How to apply: Pick a task and set a 25-minute timer. Work with full focus until it rings. Take a 5-minute break. After 4 sessions, take a longer 15–30-minute break.
(3) Eisenhower Matrix: Important vs Urgent
President Dwight Eisenhower once said: “What is important is seldom urgent, and what is urgent is seldom important”.
This method keeps you focused on what truly drives long-term success, not just what screams for attention.
The Eisenhower Matrix helps categorize tasks:
- Important & Urgent: Do immediately
- Important & Not Urgent: Schedule and prioritize
- Not Important & Urgent: Delegate
- Not Important & Not Urgent: Eliminate
How to apply: At the start of each day or week, classify your tasks in the matrix. Most top performers focus on “important but not urgent” to create long-term impact rather than reacting to crises.
(4) Time Blocking: Guard Your Deep Work
High achievers treat time as sacred. Blocking dedicated hours for deep work reduces distractions and context switching.
How to apply: Block 2–3 hours daily for deep focused, uninterrupted work. Use calendar alerts and boundaries to protect this time. Match tasks with your natural energy peaks (often morning for most people).
(5) “Eat That Frog”: Conquer the Hardest First
Brian Tracy’s principle is simple: tackle your hardest or most important task first. It frees your mind, reduces stress, and creates momentum.
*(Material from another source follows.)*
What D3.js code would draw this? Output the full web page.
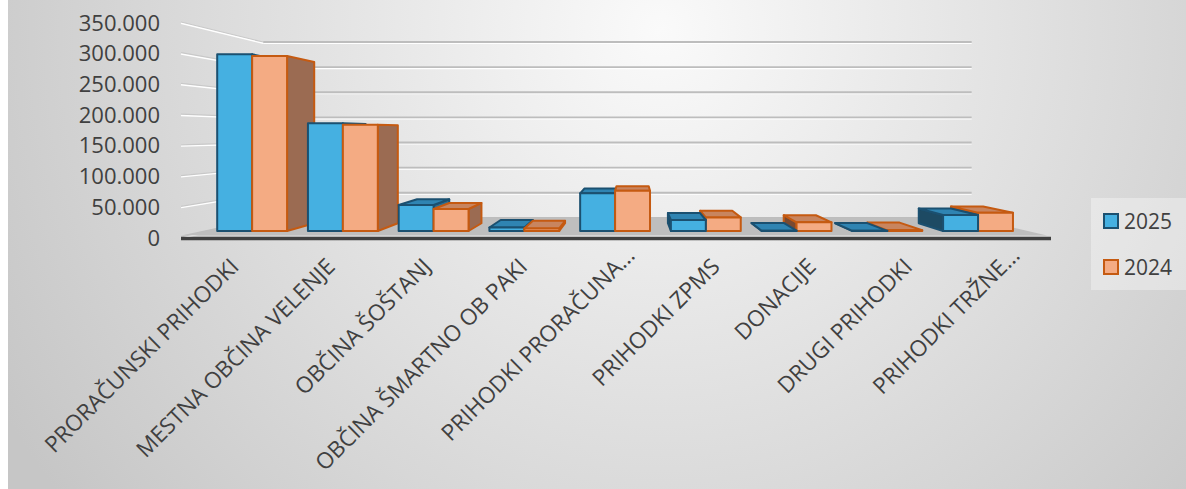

(6) Delegation: Multiply Your Time
Top performers don’t do everything because they know they can’t do everything — they build leverage through people and systems. Delegation unlocks time and energy for high-value contributions.
How to apply: Ask “Which tasks could someone else handle without my direct involvement?”. Delegate with clear instructions, accountability, and deadlines.
(7) Energy Management: The Hidden Key
High achievers understand that energy—not time—is the true limiting factor. Time management without energy management fails. High achievers balance their routines around both focus and recovery.
How to apply:
- Schedule recovery breaks.
- Protect sleep, exercise, nutrition.
- Batch energy-draining tasks and follow them with renewal activities.
(8) Weekly Review: Reflect and Realign
Even the busiest leaders dedicate time to reflection. Reflection ensures you manage time intentionally, not reactively.
How to apply:
- Dedicate 30–60 minutes weekly to review progress, accomplishments, commitments, and bottlenecks.
- Reset priorities for the coming week, and plan for the high-impact tasks.
- Delegate or eliminate low-value task.
The 3-Layer Framework for Stress-Free Productivity
Top performers don’t just manage schedules—they build systems. Aligning Focus + Execution + Sustainability unlocks productivity without burnout.
Layer 1: Focus on What Matters (Strategic Clarity)
Decide where your time should go. Without clarity, even the best techniques become busywork.
- Pareto Principle (80/20 Rule): Focus on the 20% of activities that drive 80% of results.
- Eisenhower Matrix: Distinguish important vs urgent.
- Eat That Frog: Start with the hardest, highest-value task.
Outcome: You only spend time on what moves the needle.
Layer 2: Execute with Precision (Daily Flow)
Once priorities are clear, structure your day for flow and efficiency.
- Time Blocking: Reserve sacred hours for deep work.
- Pomodoro Technique: Break tasks into 25-minute bursts with built-in recovery.
- 2-Minute Rule: Clear small tasks instantly to avoid mental clutter.
- Single-tasking: Focus on one task at a time = multiply efficiency.
Outcome: You get more done in less time, without stress.
Layer 3: Sustain High Performance (Energy & Growth)
Productivity is a marathon, not a sprint. Top performers design routines for renewal.
- Delegation: Free yourself from low-value tasks to focus on strategy.
- Energy Management: Balance work with rest, exercise, and recovery.
- Weekly Review: Reflect, adjust, and realign priorities for continuous improvement.
Outcome: You sustain high level performance consistently, without burning out, and grow consistently.